The former House speaker and 2012 Republican presidential candidate made a surprise appearance at an event for Ohio Gov. John Kasich in Arlington, Virginia, on Tuesday -- the day GOP voters in 11 states will vote in the presidential nominating contest.
Gingrich's appearance was not an endorsement, Kasich campaign spokesman Chris Schrimpf confirmed.
Earlier in the day, House Speaker Paul Ryan had repudiated Trump, saying that "this party does not prey on people's prejudices" and that "if a person wants to be the nominee of the Republican Party, there can be no evasion and no games."
Gingrich, though, said he didn't think Trump had meant to be evasive when he didn't disavow the support of former Ku Klux Klan grand wizard David Duke when asked three times about it by CNN's Jake Tapper on "State of the Union."

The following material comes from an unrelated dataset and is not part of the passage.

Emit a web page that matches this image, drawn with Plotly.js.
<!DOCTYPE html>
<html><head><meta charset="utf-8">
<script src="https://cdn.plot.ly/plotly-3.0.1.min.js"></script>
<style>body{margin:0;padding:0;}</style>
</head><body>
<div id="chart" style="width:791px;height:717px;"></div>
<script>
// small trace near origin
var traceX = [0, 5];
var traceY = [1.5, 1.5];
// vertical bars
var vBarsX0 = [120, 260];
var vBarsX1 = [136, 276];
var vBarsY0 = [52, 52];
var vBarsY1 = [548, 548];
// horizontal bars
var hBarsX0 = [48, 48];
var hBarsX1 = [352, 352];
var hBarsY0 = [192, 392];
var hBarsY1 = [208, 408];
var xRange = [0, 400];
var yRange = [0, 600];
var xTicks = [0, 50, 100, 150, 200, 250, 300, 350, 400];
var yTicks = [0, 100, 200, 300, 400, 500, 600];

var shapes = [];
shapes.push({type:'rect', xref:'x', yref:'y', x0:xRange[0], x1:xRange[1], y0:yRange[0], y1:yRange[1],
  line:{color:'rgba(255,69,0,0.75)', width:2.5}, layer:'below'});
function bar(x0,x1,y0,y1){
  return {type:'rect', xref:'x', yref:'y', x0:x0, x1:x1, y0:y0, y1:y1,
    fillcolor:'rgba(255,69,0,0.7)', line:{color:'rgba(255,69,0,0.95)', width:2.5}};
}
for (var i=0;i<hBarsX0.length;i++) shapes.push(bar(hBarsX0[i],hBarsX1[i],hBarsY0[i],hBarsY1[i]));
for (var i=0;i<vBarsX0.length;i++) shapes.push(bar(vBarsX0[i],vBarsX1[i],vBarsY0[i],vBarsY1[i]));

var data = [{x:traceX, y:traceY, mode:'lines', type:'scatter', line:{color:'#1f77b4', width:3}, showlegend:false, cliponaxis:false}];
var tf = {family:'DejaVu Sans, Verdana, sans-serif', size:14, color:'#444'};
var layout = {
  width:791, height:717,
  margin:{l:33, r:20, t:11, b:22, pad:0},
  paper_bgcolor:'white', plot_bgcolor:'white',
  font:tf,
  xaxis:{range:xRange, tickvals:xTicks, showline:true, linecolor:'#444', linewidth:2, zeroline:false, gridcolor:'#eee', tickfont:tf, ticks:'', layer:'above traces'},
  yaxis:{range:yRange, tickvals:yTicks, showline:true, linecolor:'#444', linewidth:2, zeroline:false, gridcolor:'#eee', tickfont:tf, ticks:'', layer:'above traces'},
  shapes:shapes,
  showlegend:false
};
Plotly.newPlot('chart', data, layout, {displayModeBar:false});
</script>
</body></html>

The former speaker noted that Trump had disavowed Duke in the past -- including two days before the interview -- and did again after the CNN interview.
"Trump repudiated him on Friday, he repudiated it in 2000, he repudiated him Monday morning on the 'Today' show and he clearly messed up on CNN Sunday," Gingrich told CNN in an interview at the Kasich event. "We'll find out by the debate Thursday night, Trump's going to handle the questions ... I think Trump probably agrees with Ryan that you have to condemn racism."

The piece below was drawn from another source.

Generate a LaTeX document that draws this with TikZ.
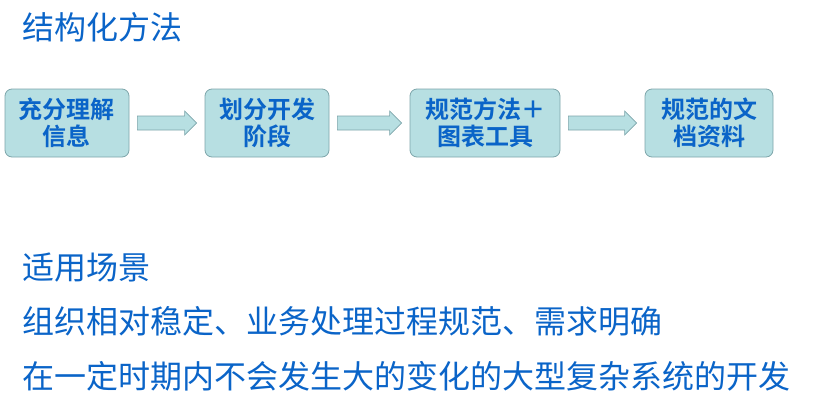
\documentclass[tikz,border=0pt]{standalone}
\usepackage{fontspec}
\newfontfamily\cjk{Noto Sans CJK SC}
\newfontfamily\cjkb{Noto Sans CJK SC Bold}
\definecolor{boxfill}{RGB}{183,223,226}
\definecolor{boxline}{RGB}{125,165,170}
\definecolor{txt}{RGB}{10,100,200}
\tikzset{
 stepbox/.style={draw=boxline,fill=boxfill,rounded corners=7pt,line width=0.8pt,text=txt,font=\cjkb\fontsize{24}{27}\selectfont,align=center,minimum height=68pt,inner sep=1pt},
 blockarrow/.style={draw=boxline,fill=boxfill,line width=0.6pt},
 bigtext/.style={text=txt,font=\cjk\fontsize{32}{34}\selectfont,anchor=west,inner sep=0pt}
}
\begin{document}
\begin{tikzpicture}[x=1pt,y=1pt]
\useasboundingbox (0,0) rectangle (822,-410);
\node[bigtext] (t) at (22,-27) {结构化方法};
\node[stepbox,minimum width=124pt] (a) at (67,-123) {充分理解\\信息};
\node[stepbox,minimum width=124pt] (b) at (267,-123) {划分开发\\阶段};
\node[stepbox,minimum width=150pt] (c) at (485,-123) {规范方法＋\\图表工具};
\node[stepbox,minimum width=128pt] (d) at (709,-123) {规范的文\\档资料};
\foreach \p/\q in {a/b,b/c,c/d}{
 \path (\p.east) ++(8,0) coordinate (s\p);
 \path (\q.west) ++(-8,0) coordinate (e\p);
 \draw[blockarrow] (s\p) ++(0,7) -- ([xshift=-12pt,yshift=7pt]e\p) -- ([xshift=-12pt,yshift=12pt]e\p) -- (e\p) -- ([xshift=-12pt,yshift=-12pt]e\p) -- ([xshift=-12pt,yshift=-7pt]e\p) -- ([yshift=-7pt]s\p) -- cycle;
}
\node[bigtext] (l1) at (22,-268) {适用场景};
\node[bigtext] (l2) at (22,-321) {组织相对稳定、业务处理过程规范、需求明确};
\node[bigtext] (l3) at (22,-376) {在一定时期内不会发生大的变化的大型复杂系统的开发};
\end{tikzpicture}
\end{document}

Still, Gingrich said, he's not surprised other candidates are taking swipes at Trump over his handling of the questions about white supremacists' support.

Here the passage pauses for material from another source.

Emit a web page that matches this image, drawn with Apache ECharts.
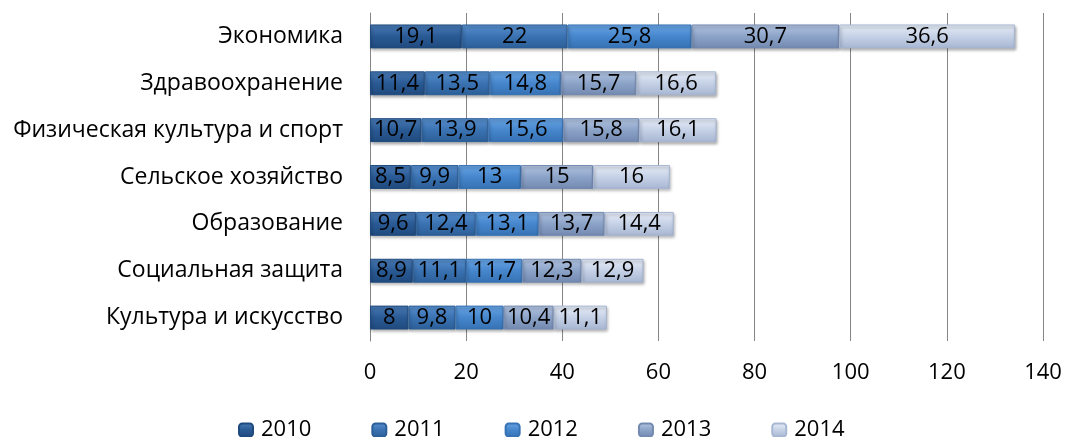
<!DOCTYPE html>
<html><head><meta charset="utf-8">
<script src="https://cdn.jsdelivr.net/npm/echarts@6/dist/echarts.min.js"></script>
<style>html,body{margin:0;padding:0;background:#fff}#c{width:1068px;height:437px}</style>
</head><body><div id="c"></div>
<script>
const categories = ['Экономика','Здравоохранение','Физическая культура и спорт','Сельское хозяйство','Образование','Социальная защита','Культура и искусство'];
const years = ['2010','2011','2012','2013','2014'];
const v2010 = [19.1, 11.4, 10.7, 8.5, 9.6, 8.9, 8];
const v2011 = [22, 13.5, 13.9, 9.9, 12.4, 11.1, 9.8];
const v2012 = [25.8, 14.8, 15.6, 13, 13.1, 11.7, 10];
const v2013 = [30.7, 15.7, 15.8, 15, 13.7, 12.3, 10.4];
const v2014 = [36.6, 16.6, 16.1, 16, 14.4, 12.9, 11.1];
const xTicks = [0,20,40,60,80,100,120,140];

const seriesData = [v2010, v2011, v2012, v2013, v2014];
const palette = [
  ['#4a7cb8','#2a5a94','#1f4a7e'],
  ['#5a91d0','#3a72b2','#2c5f98'],
  ['#6aa6e6','#4686cc','#3672b4'],
  ['#b4c6e2','#8ca3c8','#7389b0'],
  ['#e8eef8','#c5d1e6','#a7b6d2']
];
const fontFamily = '"Open Sans", sans-serif';
const chart = echarts.init(document.getElementById('c'));
chart.setOption({
  animation:false,
  textStyle:{fontFamily},
  grid:{left:370,right:25,top:13,height:328},
  legend:{top:414,left:233,itemWidth:14,itemHeight:13,itemGap:60,
    textStyle:{fontSize:22,color:'#000',fontFamily,padding:[0,0,0,3]},
    data:years},
  xAxis:{type:'value',min:0,max:140,interval:20,
    axisLabel:{fontSize:22,color:'#000',margin:21,fontFamily,formatter:v=>xTicks.includes(v)?String(v):''},
    splitLine:{lineStyle:{color:'#868686',width:1}},
    axisLine:{show:false},axisTick:{show:false}},
  yAxis:{type:'category',inverse:true,data:categories,
    axisLabel:{fontSize:23,color:'#000',margin:27,fontFamily},
    axisLine:{show:true,lineStyle:{color:'#868686'}},axisTick:{show:false}},
  series: years.map((y,i)=>({
    name:y,type:'bar',stack:'s',barCategoryGap:'49%',
    data:seriesData[i],
    itemStyle:{
      color:new echarts.graphic.LinearGradient(0,0,0,1,[
        {offset:0,color:palette[i][0]},{offset:0.5,color:palette[i][1]},{offset:1,color:palette[i][2]}]),
      borderColor:palette[i][2],borderWidth:1,
      shadowColor:'rgba(0,0,0,0.35)',shadowBlur:3,shadowOffsetX:1,shadowOffsetY:2
    },
    label:{show:true,position:'inside',color:'#000',fontSize:22,fontFamily,
      formatter:p=>String(p.value).replace('.',',')}
  }))
});
</script></body></html>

"The other candidates are trying to take advantage a mistake and that's what they should do," he said.
Gingrich had tough words for the GOP establishment, pointing out that, combined, Trump, Texas Sen. Ted Cruz and Ben Carson have about 70% support from voters, according to polls.
"Now at some point, the establishment has to say, 'Gee, if we've lost 70% of our base, maybe we need to rethink what we're doing,' " he told CNN.
Of the Trump phenomenon, Gingrich said: "I think it's historic and extraordinary and something people should study."